Bars und Restaurants sind voll
Leben retten. Das wäre eigentlich nicht die Aufgabe eines jungen Internetaktivisten, sondern die des Staatschefs. Und genau das ist in Brasilien das Problem. Präsident Jair Bolsonaro bezeichnete Corona einst als «kleine Grippe». Obwohl er sich im vergangenen Jahr selbst mit dem Virus angesteckt hat, trägt er selten eine Schutzmaske und macht sich über Maskenträger lustig.
Es ist zu einem grossen Teil Bolsonaros Schuld, dass viele Menschen die Pandemie nicht so ernst nehmen, wie sie es müssten: An manchen Orten sind die Strände voll, ebenso Restaurants und Bars. Kaum jemand hält Abstand oder trägt eine Schutzmaske. Viele fahren in vollen Bussen und Metros zur Arbeit.
Bolsonaro und der Kaiman
Zuletzt hat sich Bolsonaro auch als Präsident der Impfgegner hervorgetan. Er hat selber wiederholt gesagt, er werde sich nicht impfen lassen. So warnte er die Bevölkerung vor dem Corona-Impfstoff, der von Biontech und Pfizer hergestellt wird und auch in der Schweiz zum Einsatz kommt. «Wenn du dich in einen Kaiman verwandelst, ist es dein Problem», sagte Bolsonaro bei einer Veranstaltung. Natürlich meinte der Rechtspopulist das nicht ernst. Aber ist eine Pandemie der Moment, in der ein Staatschef Impf-Witze erzählen sollte?

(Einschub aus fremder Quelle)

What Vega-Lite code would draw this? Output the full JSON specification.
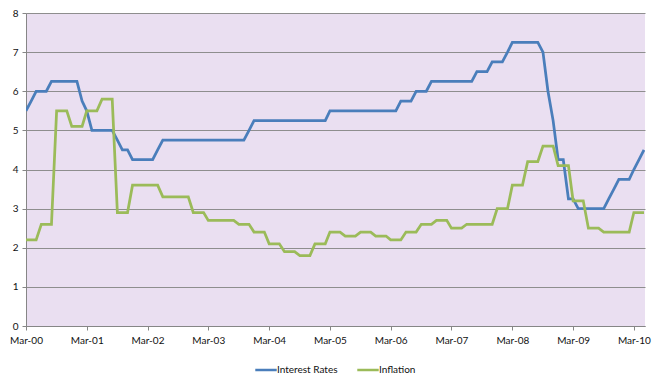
{
  "$schema": "https://vega.github.io/schema/vega-lite/v6.json",
  "autosize": {"type": "none"},
  "width": 619,
  "height": 313,
  "padding": {"left": 26, "top": 13, "right": 17, "bottom": 65},
  "background": "#ffffff",
  "config": {
    "view": {"fill": "#EADFF1", "stroke": null},
    "font": "Lato",
    "axis": {
      "labelFont": "Lato",
      "labelFontSize": 10,
      "labelColor": "#111111",
      "domainColor": "#868686",
      "tickColor": "#868686",
      "gridColor": "#8E8E8E",
      "gridWidth": 1,
      "tickSize": 4,
      "title": null
    },
    "legend": {"labelFont": "Lato", "labelFontSize": 10, "labelColor": "#111111"}
  },
  "data": {
    "values": [
      {"d": "2000-03-01", "Interest Rates": 5.5, "Inflation": 2.2},
      {"d": "2000-04-01", "Interest Rates": 5.75, "Inflation": 2.2},
      {"d": "2000-05-01", "Interest Rates": 6, "Inflation": 2.2},
      {"d": "2000-06-01", "Interest Rates": 6, "Inflation": 2.6},
      {"d": "2000-07-01", "Interest Rates": 6, "Inflation": 2.6},
      {"d": "2000-08-01", "Interest Rates": 6.25, "Inflation": 2.6},
      {"d": "2000-09-01", "Interest Rates": 6.25, "Inflation": 5.5},
      {"d": "2000-10-01", "Interest Rates": 6.25, "Inflation": 5.5},
      {"d": "2000-11-01", "Interest Rates": 6.25, "Inflation": 5.5},
      {"d": "2000-12-01", "Interest Rates": 6.25, "Inflation": 5.1},
      {"d": "2001-01-01", "Interest Rates": 6.25, "Inflation": 5.1},
      {"d": "2001-02-01", "Interest Rates": 5.75, "Inflation": 5.1},
      {"d": "2001-03-01", "Interest Rates": 5.5, "Inflation": 5.5},
      {"d": "2001-04-01", "Interest Rates": 5, "Inflation": 5.5},
      {"d": "2001-05-01", "Interest Rates": 5, "Inflation": 5.5},
      {"d": "2001-06-01", "Interest Rates": 5, "Inflation": 5.8},
      {"d": "2001-07-01", "Interest Rates": 5, "Inflation": 5.8},
      {"d": "2001-08-01", "Interest Rates": 5, "Inflation": 5.8},
      {"d": "2001-09-01", "Interest Rates": 4.75, "Inflation": 2.9},
      {"d": "2001-10-01", "Interest Rates": 4.5, "Inflation": 2.9},
      {"d": "2001-11-01", "Interest Rates": 4.5, "Inflation": 2.9},
      {"d": "2001-12-01", "Interest Rates": 4.25, "Inflation": 3.6},
      {"d": "2002-01-01", "Interest Rates": 4.25, "Inflation": 3.6},
      {"d": "2002-02-01", "Interest Rates": 4.25, "Inflation": 3.6},
      {"d": "2002-03-01", "Interest Rates": 4.25, "Inflation": 3.6},
      {"d": "2002-04-01", "Interest Rates": 4.25, "Inflation": 3.6},
      {"d": "2002-05-01", "Interest Rates": 4.5, "Inflation": 3.6},
      {"d": "2002-06-01", "Interest Rates": 4.75, "Inflation": 3.3},
      {"d": "2002-07-01", "Interest Rates": 4.75, "Inflation": 3.3},
      {"d": "2002-08-01", "Interest Rates": 4.75, "Inflation": 3.3},
      {"d": "2002-09-01", "Interest Rates": 4.75, "Inflation": 3.3},
      {"d": "2002-10-01", "Interest Rates": 4.75, "Inflation": 3.3},
      {"d": "2002-11-01", "Interest Rates": 4.75, "Inflation": 3.3},
      {"d": "2002-12-01", "Interest Rates": 4.75, "Inflation": 2.9},
      {"d": "2003-01-01", "Interest Rates": 4.75, "Inflation": 2.9},
      {"d": "2003-02-01", "Interest Rates": 4.75, "Inflation": 2.9},
      {"d": "2003-03-01", "Interest Rates": 4.75, "Inflation": 2.7},
      {"d": "2003-04-01", "Interest Rates": 4.75, "Inflation": 2.7},
      {"d": "2003-05-01", "Interest Rates": 4.75, "Inflation": 2.7},
      {"d": "2003-06-01", "Interest Rates": 4.75, "Inflation": 2.7},
      {"d": "2003-07-01", "Interest Rates": 4.75, "Inflation": 2.7},
      {"d": "2003-08-01", "Interest Rates": 4.75, "Inflation": 2.7},
      {"d": "2003-09-01", "Interest Rates": 4.75, "Inflation": 2.6},
      {"d": "2003-10-01", "Interest Rates": 4.75, "Inflation": 2.6},
      {"d": "2003-11-01", "Interest Rates": 5, "Inflation": 2.6},
      {"d": "2003-12-01", "Interest Rates": 5.25, "Inflation": 2.4},
      {"d": "2004-01-01", "Interest Rates": 5.25, "Inflation": 2.4},
      {"d": "2004-02-01", "Interest Rates": 5.25, "Inflation": 2.4},
      {"d": "2004-03-01", "Interest Rates": 5.25, "Inflation": 2.1},
      {"d": "2004-04-01", "Interest Rates": 5.25, "Inflation": 2.1},
      {"d": "2004-05-01", "Interest Rates": 5.25, "Inflation": 2.1},
      {"d": "2004-06-01", "Interest Rates": 5.25, "Inflation": 1.9},
      {"d": "2004-07-01", "Interest Rates": 5.25, "Inflation": 1.9},
      {"d": "2004-08-01", "Interest Rates": 5.25, "Inflation": 1.9},
      {"d": "2004-09-01", "Interest Rates": 5.25, "Inflation": 1.8},
      {"d": "2004-10-01", "Interest Rates": 5.25, "Inflation": 1.8},
      {"d": "2004-11-01", "Interest Rates": 5.25, "Inflation": 1.8},
      {"d": "2004-12-01", "Interest Rates": 5.25, "Inflation": 2.1},
      {"d": "2005-01-01", "Interest Rates": 5.25, "Inflation": 2.1},
      {"d": "2005-02-01", "Interest Rates": 5.25, "Inflation": 2.1},
      {"d": "2005-03-01", "Interest Rates": 5.5, "Inflation": 2.4},
      {"d": "2005-04-01", "Interest Rates": 5.5, "Inflation": 2.4},
      {"d": "2005-05-01", "Interest Rates": 5.5, "Inflation": 2.4},
      {"d": "2005-06-01", "Interest Rates": 5.5, "Inflation": 2.3},
      {"d": "2005-07-01", "Interest Rates": 5.5, "Inflation": 2.3},
      {"d": "2005-08-01", "Interest Rates": 5.5, "Inflation": 2.3},
      {"d": "2005-09-01", "Interest Rates": 5.5, "Inflation": 2.4},
      {"d": "2005-10-01", "Interest Rates": 5.5, "Inflation": 2.4},
      {"d": "2005-11-01", "Interest Rates": 5.5, "Inflation": 2.4},
      {"d": "2005-12-01", "Interest Rates": 5.5, "Inflation": 2.3},
      {"d": "2006-01-01", "Interest Rates": 5.5, "Inflation": 2.3},
      {"d": "2006-02-01", "Interest Rates": 5.5, "Inflation": 2.3},
      {"d": "2006-03-01", "Interest Rates": 5.5, "Inflation": 2.2},
      {"d": "2006-04-01", "Interest Rates": 5.5, "Inflation": 2.2},
      {"d": "2006-05-01", "Interest Rates": 5.75, "Inflation": 2.2},
      {"d": "2006-06-01", "Interest Rates": 5.75, "Inflation": 2.4},
      {"d": "2006-07-01", "Interest Rates": 5.75, "Inflation": 2.4},
      {"d": "2006-08-01", "Interest Rates": 6, "Inflation": 2.4},
      {"d": "2006-09-01", "Interest Rates": 6, "Inflation": 2.6},
      {"d": "2006-10-01", "Interest Rates": 6, "Inflation": 2.6},
      {"d": "2006-11-01", "Interest Rates": 6.25, "Inflation": 2.6},
      {"d": "2006-12-01", "Interest Rates": 6.25, "Inflation": 2.7},
      {"d": "2007-01-01", "Interest Rates": 6.25, "Inflation": 2.7},
      {"d": "2007-02-01", "Interest Rates": 6.25, "Inflation": 2.7},
      {"d": "2007-03-01", "Interest Rates": 6.25, "Inflation": 2.5},
      {"d": "2007-04-01", "Interest Rates": 6.25, "Inflation": 2.5},
      {"d": "2007-05-01", "Interest Rates": 6.25, "Inflation": 2.5},
      {"d": "2007-06-01", "Interest Rates": 6.25, "Inflation": 2.6},
      {"d": "2007-07-01", "Interest Rates": 6.25, "Inflation": 2.6},
      {"d": "2007-08-01", "Interest Rates": 6.5, "Inflation": 2.6},
      {"d": "2007-09-01", "Interest Rates": 6.5, "Inflation": 2.6},
      {"d": "2007-10-01", "Interest Rates": 6.5, "Inflation": 2.6},
      {"d": "2007-11-01", "Interest Rates": 6.75, "Inflation": 2.6},
      {"d": "2007-12-01", "Interest Rates": 6.75, "Inflation": 3.0},
      {"d": "2008-01-01", "Interest Rates": 6.75, "Inflation": 3.0},
      {"d": "2008-02-01", "Interest Rates": 7, "Inflation": 3.0},
      {"d": "2008-03-01", "Interest Rates": 7.25, "Inflation": 3.6},
      {"d": "2008-04-01", "Interest Rates": 7.25, "Inflation": 3.6},
      {"d": "2008-05-01", "Interest Rates": 7.25, "Inflation": 3.6},
      {"d": "2008-06-01", "Interest Rates": 7.25, "Inflation": 4.2},
      {"d": "2008-07-01", "Interest Rates": 7.25, "Inflation": 4.2},
      {"d": "2008-08-01", "Interest Rates": 7.25, "Inflation": 4.2},
      {"d": "2008-09-01", "Interest Rates": 7, "Inflation": 4.6},
      {"d": "2008-10-01", "Interest Rates": 6, "Inflation": 4.6},
      {"d": "2008-11-01", "Interest Rates": 5.25, "Inflation": 4.6},
      {"d": "2008-12-01", "Interest Rates": 4.25, "Inflation": 4.1},
      {"d": "2009-01-01", "Interest Rates": 4.25, "Inflation": 4.1},
      {"d": "2009-02-01", "Interest Rates": 3.25, "Inflation": 4.1},
      {"d": "2009-03-01", "Interest Rates": 3.25, "Inflation": 3.2},
      {"d": "2009-04-01", "Interest Rates": 3, "Inflation": 3.2},
      {"d": "2009-05-01", "Interest Rates": 3, "Inflation": 3.2},
      {"d": "2009-06-01", "Interest Rates": 3, "Inflation": 2.5},
      {"d": "2009-07-01", "Interest Rates": 3, "Inflation": 2.5},
      {"d": "2009-08-01", "Interest Rates": 3, "Inflation": 2.5},
      {"d": "2009-09-01", "Interest Rates": 3, "Inflation": 2.4},
      {"d": "2009-10-01", "Interest Rates": 3.25, "Inflation": 2.4},
      {"d": "2009-11-01", "Interest Rates": 3.5, "Inflation": 2.4},
      {"d": "2009-12-01", "Interest Rates": 3.75, "Inflation": 2.4},
      {"d": "2010-01-01", "Interest Rates": 3.75, "Inflation": 2.4},
      {"d": "2010-02-01", "Interest Rates": 3.75, "Inflation": 2.4},
      {"d": "2010-03-01", "Interest Rates": 4, "Inflation": 2.9},
      {"d": "2010-04-01", "Interest Rates": 4.25, "Inflation": 2.9},
      {"d": "2010-05-01", "Interest Rates": 4.5, "Inflation": 2.9}
    ]
  },
  "transform": [{"fold": ["Interest Rates", "Inflation"], "as": ["series", "value"]}],
  "mark": {"type": "line", "strokeWidth": 2.75, "strokeJoin": "miter", "clip": true},
  "encoding": {
    "x": {
      "field": "d",
      "type": "temporal",
      "scale": {
        "type": "utc",
        "domain": [
          {"year": 2000, "month": 3, "date": 1, "utc": true},
          {"year": 2010, "month": 5, "date": 7, "utc": true}
        ]
      },
      "axis": {
        "format": "%b-%y",
        "grid": false,
        "labelPadding": 5,
        "labelFlush": false,
        "labelOverlap": false,
        "values": [
          {"year": 2000, "month": 3, "date": 1, "utc": true},
          {"year": 2001, "month": 3, "date": 1, "utc": true},
          {"year": 2002, "month": 3, "date": 1, "utc": true},
          {"year": 2003, "month": 3, "date": 1, "utc": true},
          {"year": 2004, "month": 3, "date": 1, "utc": true},
          {"year": 2005, "month": 3, "date": 1, "utc": true},
          {"year": 2006, "month": 3, "date": 1, "utc": true},
          {"year": 2007, "month": 3, "date": 1, "utc": true},
          {"year": 2008, "month": 3, "date": 1, "utc": true},
          {"year": 2009, "month": 3, "date": 1, "utc": true},
          {"year": 2010, "month": 3, "date": 1, "utc": true}
        ]
      }
    },
    "y": {
      "field": "value",
      "type": "quantitative",
      "scale": {"domain": [0, 8], "nice": false},
      "axis": {"values": [0, 1, 2, 3, 4, 5, 6, 7, 8], "format": "d", "labelPadding": 4}
    },
    "color": {
      "field": "series",
      "type": "nominal",
      "sort": ["Interest Rates", "Inflation"],
      "scale": {"domain": ["Interest Rates", "Inflation"], "range": ["#4A7EBB", "#9BBB59"]},
      "legend": {
        "title": null,
        "orient": "none",
        "direction": "horizontal",
        "legendX": 228,
        "legendY": 345,
        "symbolType": "stroke",
        "symbolSize": 460,
        "symbolStrokeWidth": 2.5,
        "labelOffset": -1,
        "columnPadding": 14
      }
    }
  }
}
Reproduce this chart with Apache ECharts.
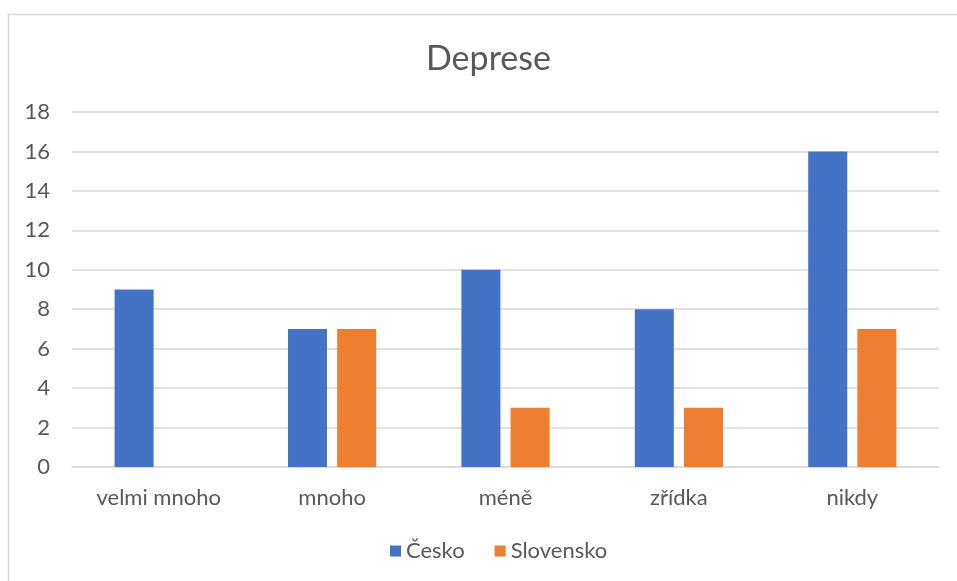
<!DOCTYPE html>
<html><head><meta charset="utf-8">
<script src="https://cdn.jsdelivr.net/npm/echarts@6/dist/echarts.min.js"></script>
<style>html,body{margin:0;padding:0;background:#fff}#c{width:957px;height:581px}</style>
</head><body><div id="c"></div>
<script>
const categories = ['velmi mnoho', 'mnoho', 'méně', 'zřídka', 'nikdy'];
const cesko = [9, 7, 10, 8, 16];
const slovensko = [0, 7, 3, 3, 7];
const yTicks = { min: 0, max: 18, interval: 2 };

const chart = echarts.init(document.getElementById('c'), null, { renderer: 'canvas' });
const font = 'Lato, "Open Sans", sans-serif';
chart.setOption({
  animation: false,
  backgroundColor: '#fff',
  graphic: [{ type: 'rect', shape: { x: 8.5, y: 14.5, width: 1000, height: 1000 }, style: { fill: 'none', stroke: '#d9d9d9', lineWidth: 1.5 }, silent: true }],
  title: { text: 'Deprese', left: 421, top: 37, textStyle: { fontFamily: font, fontSize: 34, fontWeight: 'normal', color: '#595959' } },
  legend: { bottom: 14, left: 385, itemWidth: 11, itemHeight: 11, itemGap: 30, itemTextGap: 8, icon: 'rect', textStyle: { fontFamily: font, fontSize: 22, color: '#595959' } },
  grid: { left: 72, right: 18, top: 112, bottom: 114, containLabel: false },
  xAxis: {
    type: 'category', data: categories,
    axisLine: { lineStyle: { color: '#d9d9d9', width: 1.5 } },
    axisTick: { show: false },
    axisLabel: { fontFamily: font, fontSize: 22, color: '#595959', margin: 20 }
  },
  yAxis: {
    type: 'value', min: yTicks.min, max: yTicks.max, interval: yTicks.interval,
    axisLine: { show: false }, axisTick: { show: false },
    splitLine: { lineStyle: { color: '#d9d9d9', width: 1.5 } },
    axisLabel: { fontFamily: font, fontSize: 22, color: '#595959', margin: 22, align: 'right' }
  },
  series: [
    { name: 'Česko', type: 'bar', data: cesko, barWidth: '22.5%', barGap: '26%', itemStyle: { color: '#4472C4' } },
    { name: 'Slovensko', type: 'bar', data: slovensko, barWidth: '22.5%', barGap: '26%', itemStyle: { color: '#ED7D31' } }
  ]
});
</script></body></html>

So ist es keine Überraschung, dass Brasilien im internationalen Impfwettrennen weit hinterherläuft. Die Regierung setzt auf das Vakzin von AstraZeneca und den chinesischen Impfstoff Coronavac. Noch sind diese aber nicht zugelassen. Gesundheitsminister Eduardo Pazuello kündigte gestern an, nächste Woche mit dem Impfen zu beginnen. Andere Länder in der Region sind bedeutend schneller: Mexiko, Chile, Costa Rica oder Argentinien haben bereits mit ihrem Impfprogramm begonnen.
«Botschafter von Covid-19»
Pedro ist angesichts der Situation zunehmend verzweifelt. Das Führungsversagen auf höchster Ebene sei verheerend. Jair Bolsonaro sei der «Botschafter von Covid-19» und die Situation «die Hölle». Es kann aber noch schlimmer kommen. Pedro befürchtet grosse Menschenansammlungen im Februar. Zwar ist der Karneval in Rio, an dem in normalen Jahren Millionen zusammen feiern, abgesagt. Aber wer weiss schon, ob sich alle daran halten werden. «Viele Menschen leben in einer Parallelwelt», sagt Pedro. Viele werden tanzen. Und viele werden sterben.